The connecting and/or spacing means are preferably disposed in such a way that the greatest spacing between adjacent connecting and/or spacing means is provided in the region of the path of movement of the inline valve unit.

When the connecting and/or spacing means are arranged in such a way that the greatest spacing (more precisely, the inside width) between two adjacent connecting and/or spacing means is only slightly greater than the external dimensions—for instance the diameter—of the inline valve unit, then on the one hand a prerequisite for a compact pump unit is created. Moreover, the bending load on the flanges caused by the clamping of the valve units is reduced, compared with an arrangement with adjacent connecting and/or spacing means with a greater spacing. On the other hand, this also creates a prerequisite for displacement of the inline valve unit between two connecting and/or spacing means, without removal of said means.

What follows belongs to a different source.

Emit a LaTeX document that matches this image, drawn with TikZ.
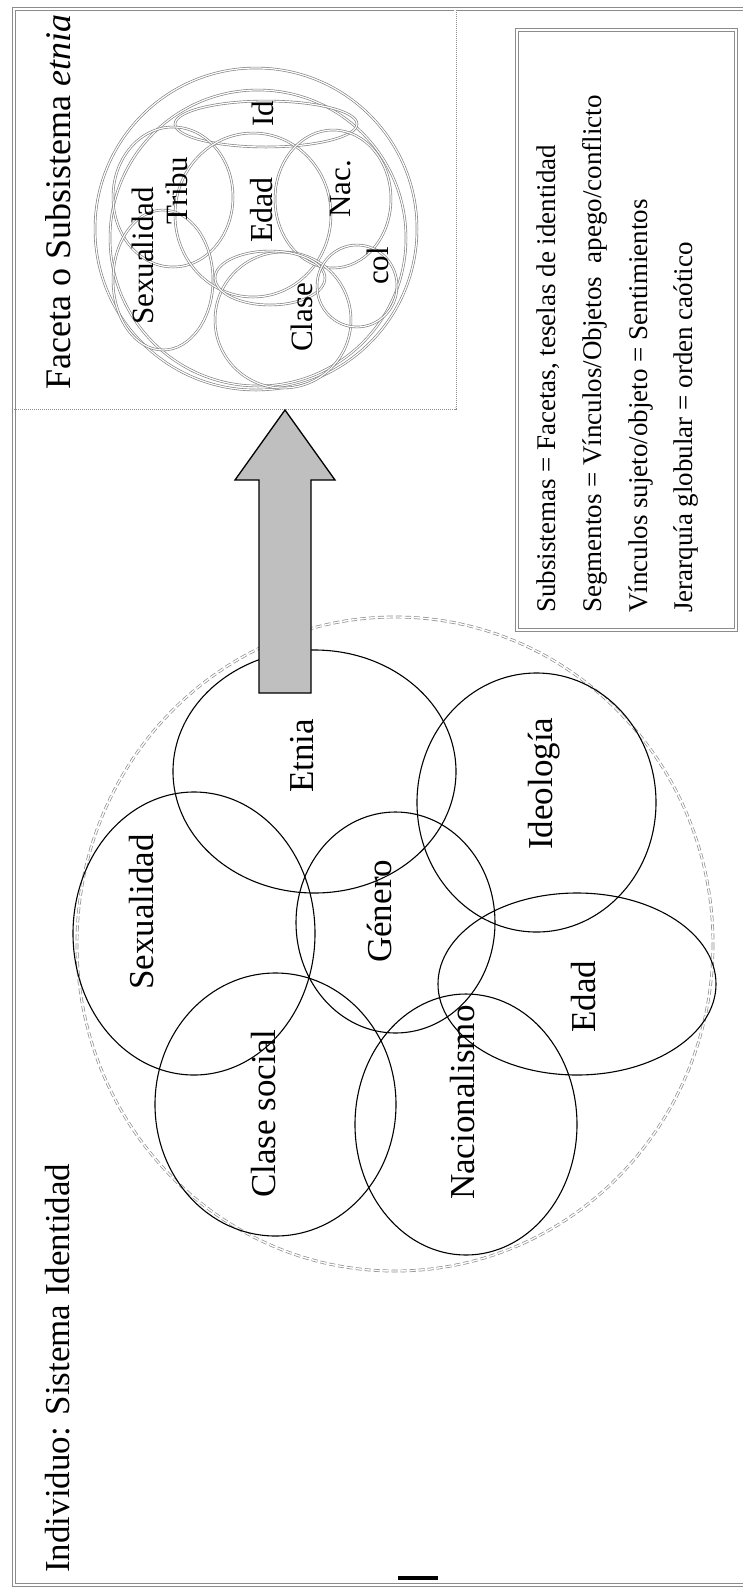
\documentclass[tikz,border=0pt]{standalone}
\usepackage{fontspec}
\setmainfont{Liberation Serif}
\definecolor{rimgray}{gray}{0.55}
\definecolor{facetgray}{gray}{0.5}
\definecolor{arrowgray}{gray}{0.75}
\begin{document}
\begin{tikzpicture}[x=1pt,y=-1pt,
  rimline/.style={draw=rimgray, line width=0.8pt, double=white, double distance=1.8pt},
  panelline/.style={draw=rimgray, line width=0.8pt, double=white, double distance=1.4pt, dash pattern=on 1pt off 1pt},
  facet/.style={draw=facetgray, line width=0.65pt, double=white, double distance=1.2pt},
  dashring/.style={draw=gray!90, line width=0.7pt, double=white, double distance=1.4pt, dash pattern=on 6pt off 3pt},
  aspect/.style={draw=black, line width=1.1pt},
  blockarrow/.style={draw=black, line width=1.3pt, fill=arrowgray, line join=miter},
  lbl/.style={rotate=90, anchor=base west, inner sep=0pt, font=\fontsize{35}{40}\selectfont},
  sublbl/.style={lbl, font=\fontsize{31}{36}\selectfont},
  leg/.style={lbl, font=\fontsize{27}{32}\selectfont}]
\useasboundingbox (0,0) rectangle (743,1591);
\fill[white] (0,0) rectangle (743,1591);

% page frame and the facet panel
\draw[rimline] (14,9) rectangle (780,1585);
\draw[panelline] (14,408) -- (455,408) -- (455,9);

% facet detail: nested double-line circles
\draw[facet] (256,229) circle [radius=161];
\draw[facet] (258,238) circle [radius=148];
\draw[facet] (266,124) ellipse [x radius=91, y radius=23];
\draw[facet] (173,197) ellipse [x radius=60, y radius=70];
\draw[facet] (163,280) ellipse [x radius=50, y radius=70];
\draw[facet] (253,215) ellipse [x radius=78, y radius=82];
\draw[facet] (333,199) ellipse [x radius=58, y radius=69];
\draw[facet] (283,320) ellipse [x radius=68, y radius=68];
\draw[facet] (270,278) ellipse [x radius=55, y radius=27];
\draw[facet] (357,286) ellipse [x radius=40, y radius=41];

\node[sublbl] (fsex) at (153,325) {Sexualidad};
\node[sublbl] (ftribu) at (187,225) {Tribu};
\node[sublbl, font=\fontsize{32}{36}\selectfont] (fedad) at (272,243) {Edad};
\node[sublbl] (fid) at (273,127) {Id};
\node[sublbl] (fnac) at (350,218) {Nac.};
\node[sublbl] (fcol) at (388,285) {col};
\node[sublbl] (fclase) at (312,352) {Clase};

\node[lbl, font=\fontsize{36}{40}\selectfont] (facettitle) at (70,390) {Faceta o Subsistema \textit{etnia}};

% identity system: dashed envelope and overlapping aspects
\draw[dashring] (395,944) ellipse [x radius=318, y radius=327];
\draw[aspect] (314.5,771.5) ellipse [x radius=141.5, y radius=121.5];
\draw[aspect] (194,933.5) ellipse [x radius=121, y radius=141.5];
\draw[aspect] (395.5,922.5) ellipse [x radius=99.5, y radius=110.5];
\draw[aspect] (536.5,802.5) ellipse [x radius=119.5, y radius=129.5];
\draw[aspect] (577,984) ellipse [x radius=139, y radius=91];
\draw[aspect] (275.5,1104.5) ellipse [x radius=120.5, y radius=131.5];
\draw[aspect] (466,1124.5) ellipse [x radius=111, y radius=130.5];

% block arrow from the system to the facet
\draw[blockarrow] (259,693) -- (259,480) -- (235,480) -- (285,410) -- (335,480) -- (311,480) -- (311,693) -- cycle;

\node[lbl] (etnia) at (313,793) {Etnia};
\node[lbl] (sexualidad) at (153,990) {Sexualidad};
\node[lbl] (genero) at (391,963) {Género};
\node[lbl] (ideologia) at (552,850) {Ideología};
\node[lbl] (edad) at (595,1033) {Edad};
\node[lbl] (clase) at (275,1198) {Clase social};
\node[lbl] (nacion) at (474,1200) {Nacionalismo};

\node[lbl] (title) at (69,1573) {Individuo: Sistema Identidad};

% legend
\draw[rimline] (517,30) rectangle (736,630);
\node[leg] (l1) at (555,613) {Subsistemas = Facetas, teselas de identidad};
\node[leg] (l2) at (601,613) {Segmentos = Vínculos/Objetos~~apego/conflicto};
\node[leg] (l3) at (647,613) {Vínculos sujeto/objeto = Sentimientos};
\node[leg] (l4) at (692,613) {Jerarquía globular = orden caótico};

% short rule at the foot
\draw[line width=4pt] (398,1578) -- (438,1578);
\end{tikzpicture}
\end{document}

The greatest spacing (more precisely, the inside width) between two adjacent ’0 connecting and/or spacing means may be greater than this by only less than thirty percent and in particular only less than ten percent of the external dimensions of the inline valve unit.

Preferably precisely four connecting and/or spacing means are provided which are disposed in the shape of a rectangle. A different number of connecting and/or spacing means is conceivable.

In an alternative embodiment with the same spacings between two adjacent connecting and/or spacing means, this spacing is greater than the external dimensions—for instance the diameter—of the inline valve unit.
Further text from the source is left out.